** start of DATASET CONTENT **

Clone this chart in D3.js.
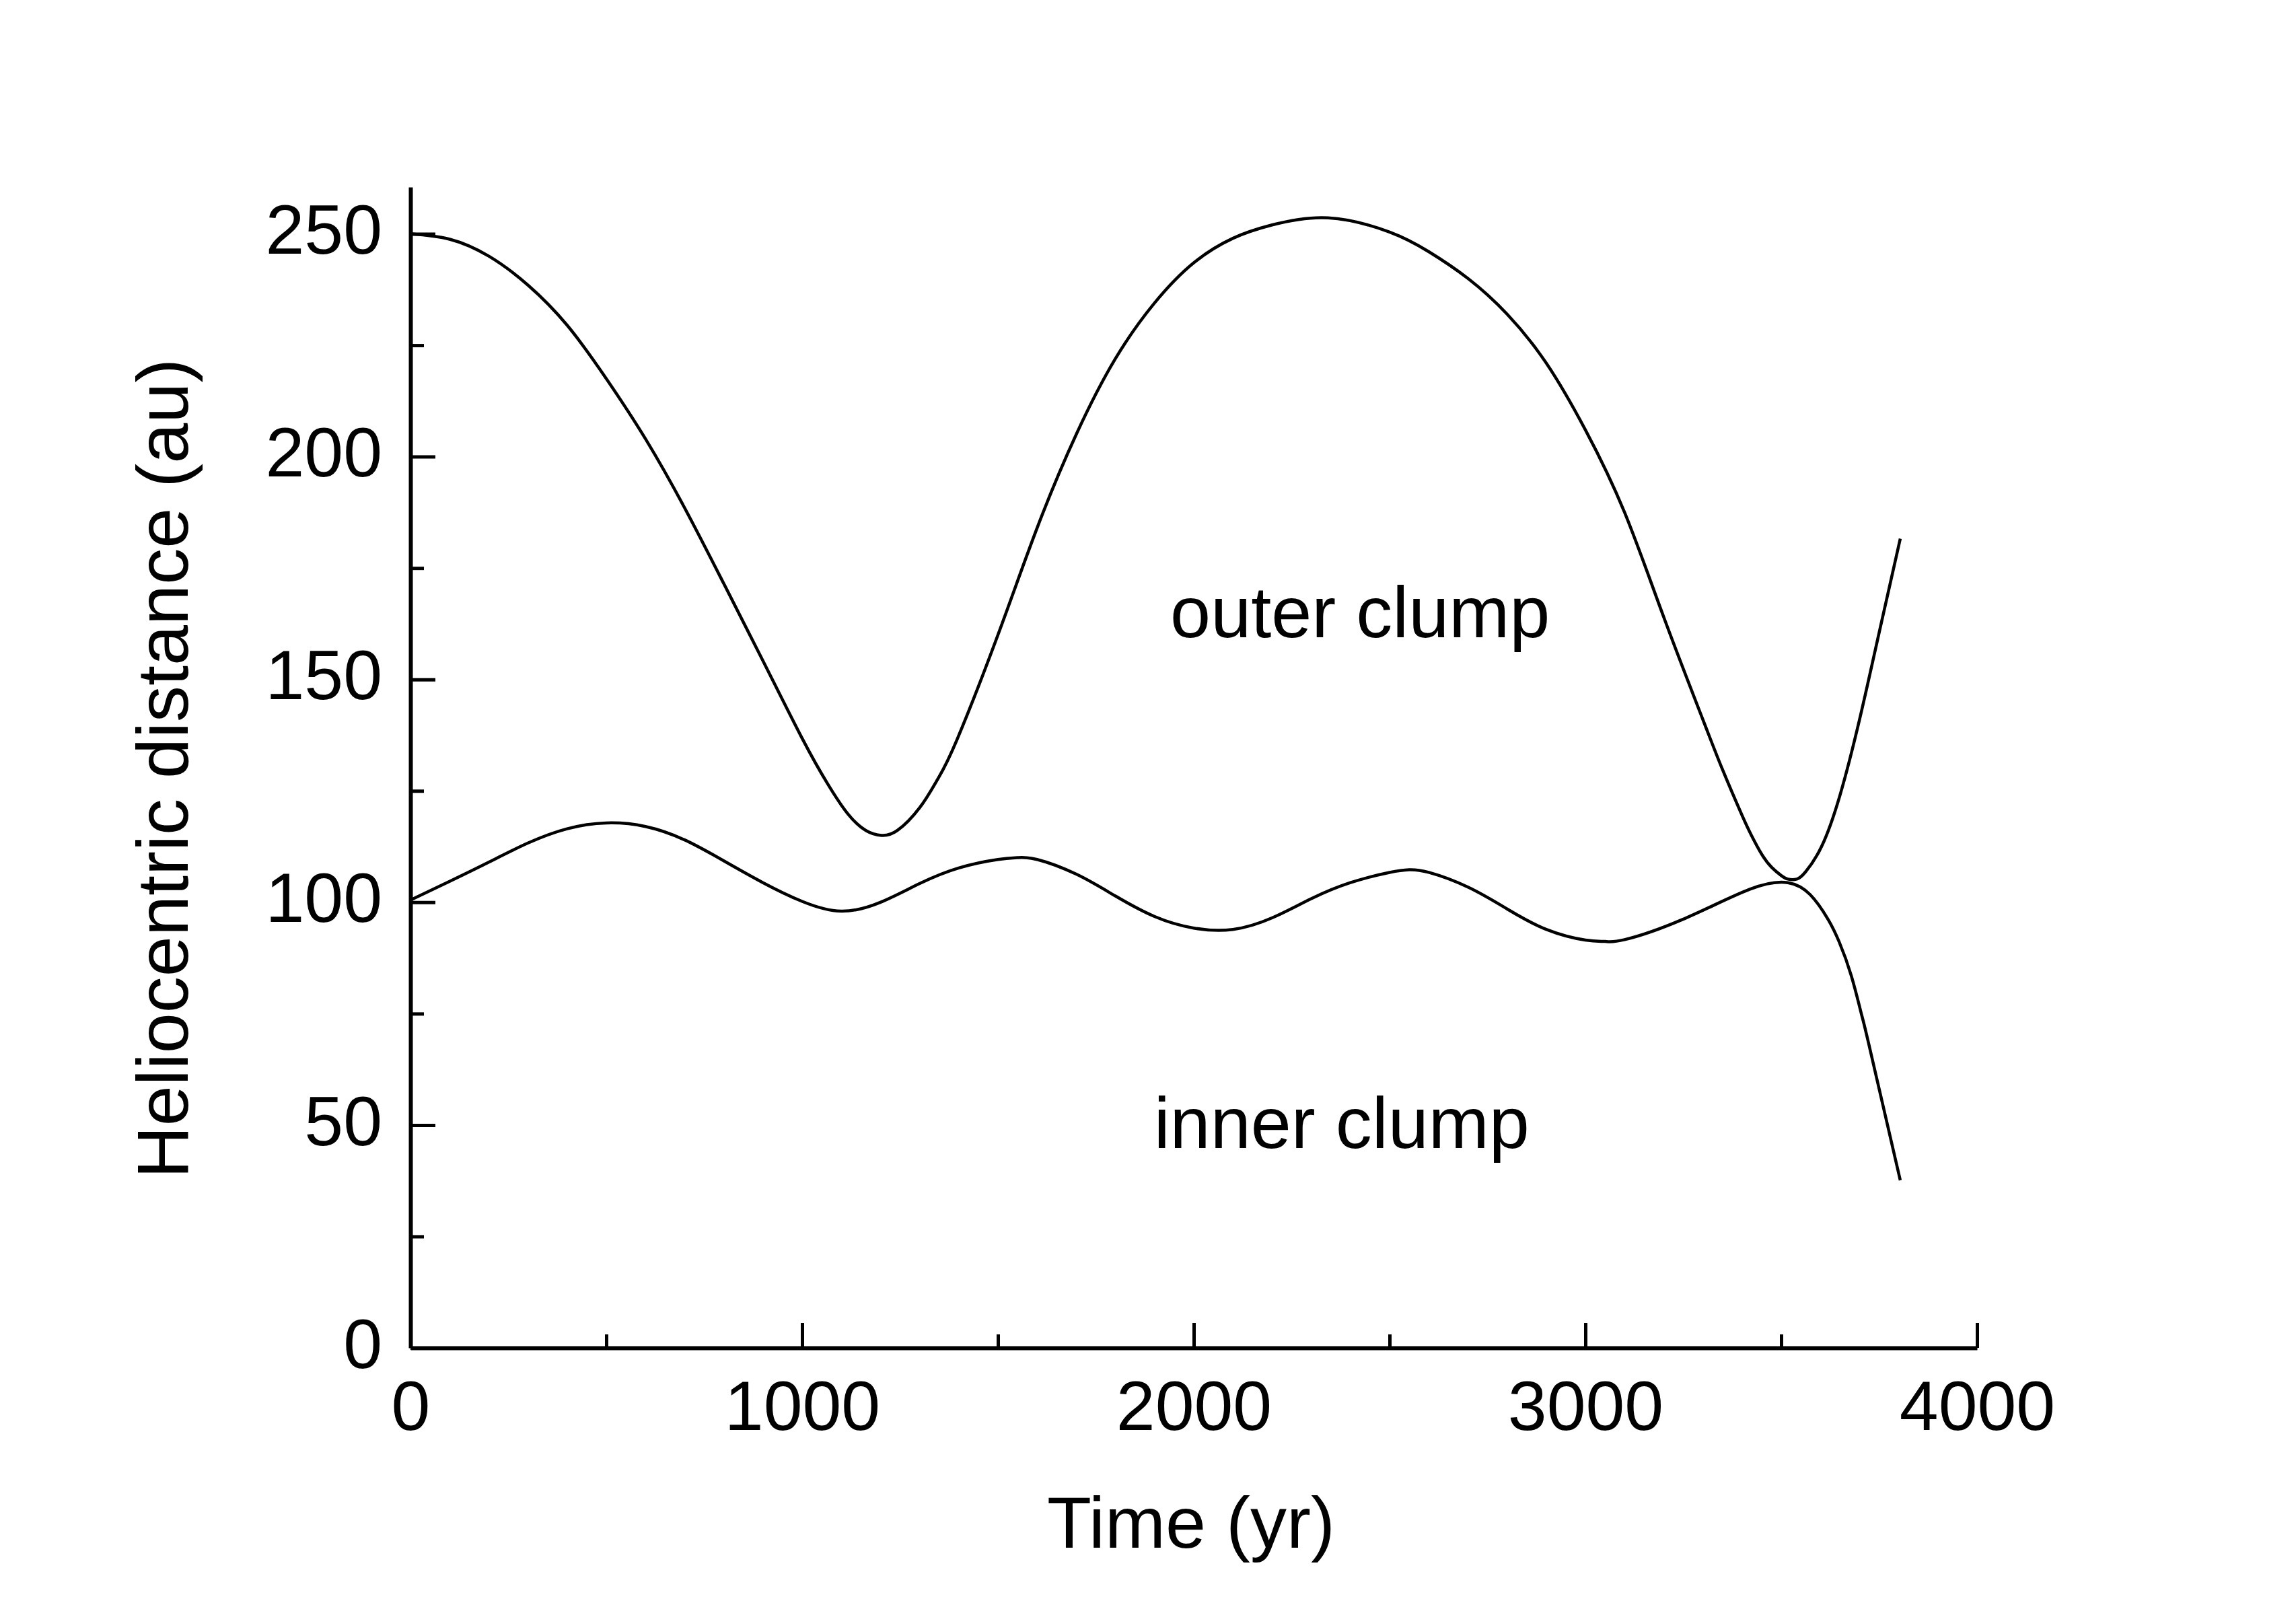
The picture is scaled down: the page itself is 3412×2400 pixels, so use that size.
<!DOCTYPE html>
<html>
<head>
<meta charset="utf-8">
<script src="https://cdn.jsdelivr.net/npm/d3@7"></script>
<style>
  html, body { margin: 0; padding: 0; background: #fff; }
  text { font-family: "Liberation Sans", Arial, sans-serif; fill: #000; }
</style>
</head>
<body>
<svg id="chart" width="3412" height="2400"></svg>
<script>
// ---- data ----
const outerTime = [0, 100, 200, 300, 400, 500, 600, 700, 800, 900, 1000, 1065, 1117, 1163, 1203, 1243, 1300, 1346, 1395, 1500, 1600, 1700, 1800, 1900, 2000, 2100, 2200, 2343, 2500, 2600, 2700, 2800, 2900, 3000, 3100, 3200, 3300, 3350, 3400, 3424, 3450, 3476, 3500, 3517, 3540, 3562, 3603, 3650, 3700, 3750, 3804];
const outerDist = [250, 248.8, 245, 238.5, 229.5, 217.5, 204, 188.5, 171.5, 154.2, 136.8, 126.6, 119.8, 116.1, 115, 116.1, 121.2, 127.6, 136.4, 160, 184, 205, 222, 234.5, 243.5, 249, 252, 253.6, 250.4, 246, 240, 232, 221, 206, 187.5, 164, 141, 129.8, 119.5, 115, 110.8, 107.8, 106, 105.2, 105.2, 106.8, 112.5, 124, 141, 160.5, 181.6];

const innerTime = [0, 100, 200, 300, 400, 500, 600, 700, 800, 900, 1000, 1100, 1200, 1300, 1400, 1500, 1550, 1600, 1700, 1800, 1900, 2000, 2100, 2200, 2300, 2400, 2500, 2550, 2600, 2700, 2800, 2900, 3000, 3050, 3100, 3247, 3419, 3517, 3574, 3620, 3648, 3679, 3706, 3723, 3804];
const innerDist = [100.5, 104.7, 109, 113.3, 116.5, 117.8, 117, 114, 109.3, 104.4, 100.2, 98, 100, 104.2, 107.7, 109.6, 110, 109.6, 106.3, 101.4, 96.8, 94.2, 93.9, 96.5, 100.8, 104.4, 106.7, 107.3, 106.7, 103.4, 98.5, 93.9, 91.5, 91.2, 91.6, 96.1, 102.9, 104.4, 101.7, 96.1, 91.1, 83.5, 74.5, 68.4, 37.6];

const xTicks = [0, 1000, 2000, 3000, 4000];
const xMinorTicks = [500, 1500, 2500, 3500];
const yTicks = [0, 50, 100, 150, 200, 250];
const yMinorTicks = [25, 75, 125, 175, 225];

const labels = ["outer clump", "inner clump"];
const labelPos = [{t: 1940, d: 159.5}, {t: 1898, d: 45}];
const xTitle = "Time (yr)";
const yTitle = "Heliocentric distance (au)";

// ---- layout ----
const svg = d3.select("#chart");
const x = d3.scaleLinear().domain([0, 4000]).range([610, 2938]);
const y = d3.scaleLinear().domain([0, 260.5]).range([2003, 278]);

const tickFont = 104;
const titleFont = 108;

// minor ticks
svg.append("g").attr("transform", `translate(0,${y(0)})`)
  .call(d3.axisBottom(x).tickValues(xMinorTicks).tickSize(-20).tickFormat(""))
  .call(g => g.select(".domain").remove())
  .call(g => g.selectAll("line").attr("stroke", "#000").attr("stroke-width", 5));
svg.append("g").attr("transform", `translate(${x(0)},0)`)
  .call(d3.axisLeft(y).tickValues(yMinorTicks).tickSize(-20).tickFormat(""))
  .call(g => g.select(".domain").remove())
  .call(g => g.selectAll("line").attr("stroke", "#000").attr("stroke-width", 5));

// major axes
const xAxis = svg.append("g").attr("transform", `translate(0,${y(0)})`)
  .call(d3.axisBottom(x).tickValues(xTicks).tickSize(-37).tickSizeOuter(0).tickPadding(48).tickFormat(d3.format("d")));
xAxis.select(".domain").attr("stroke", "#000").attr("stroke-width", 6);
xAxis.selectAll("line").attr("stroke", "#000").attr("stroke-width", 5);
xAxis.selectAll("text").attr("font-size", tickFont).attr("font-family", "Liberation Sans, Arial, sans-serif").attr("fill", "#000");

const yAxis = svg.append("g").attr("transform", `translate(${x(0)},0)`)
  .call(d3.axisLeft(y).tickValues(yTicks).tickSize(-37).tickSizeOuter(0).tickPadding(42).tickFormat(d3.format("d")));
yAxis.select(".domain").attr("stroke", "#000").attr("stroke-width", 6);
yAxis.selectAll("line").attr("stroke", "#000").attr("stroke-width", 5);
yAxis.selectAll("text").attr("font-size", tickFont).attr("dy", "0.28em").attr("font-family", "Liberation Sans, Arial, sans-serif").attr("fill", "#000");

// curves
const line = d3.line().x(d => x(d[0])).y(d => y(d[1])).curve(d3.curveNatural);
const outer = outerTime.map((t, i) => [t, outerDist[i]]);
const inner = innerTime.map((t, i) => [t, innerDist[i]]);
[outer, inner].forEach(s => {
  svg.append("path").datum(s).attr("d", line)
    .attr("fill", "none").attr("stroke", "#000").attr("stroke-width", 4.5)
    .attr("stroke-linejoin", "round");
});

// annotations
svg.append("text").attr("x", x(labelPos[0].t)).attr("y", y(labelPos[0].d))
  .attr("font-size", titleFont).text(labels[0]);
svg.append("text").attr("x", x(labelPos[1].t)).attr("y", y(labelPos[1].d) + 1)
  .attr("font-size", titleFont).text(labels[1]);

// axis titles
svg.append("text").attr("x", 1770).attr("y", 2300).attr("text-anchor", "middle")
  .attr("font-size", titleFont).text(xTitle);
svg.append("text").attr("transform", "translate(279,1142) rotate(-90)")
  .attr("text-anchor", "middle").attr("font-size", titleFont).text(yTitle);
</script>
</body>
</html>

** end of DATASET CONTENT **

#### [AIM OF THE TASK]
In the material above, find each line that contains the word "chart", and select it.

#### [FULL RESPONSE]
Clone this chart in D3.js.
<svg id="chart" width="3412" height="2400"></svg>
const svg = d3.select("#chart");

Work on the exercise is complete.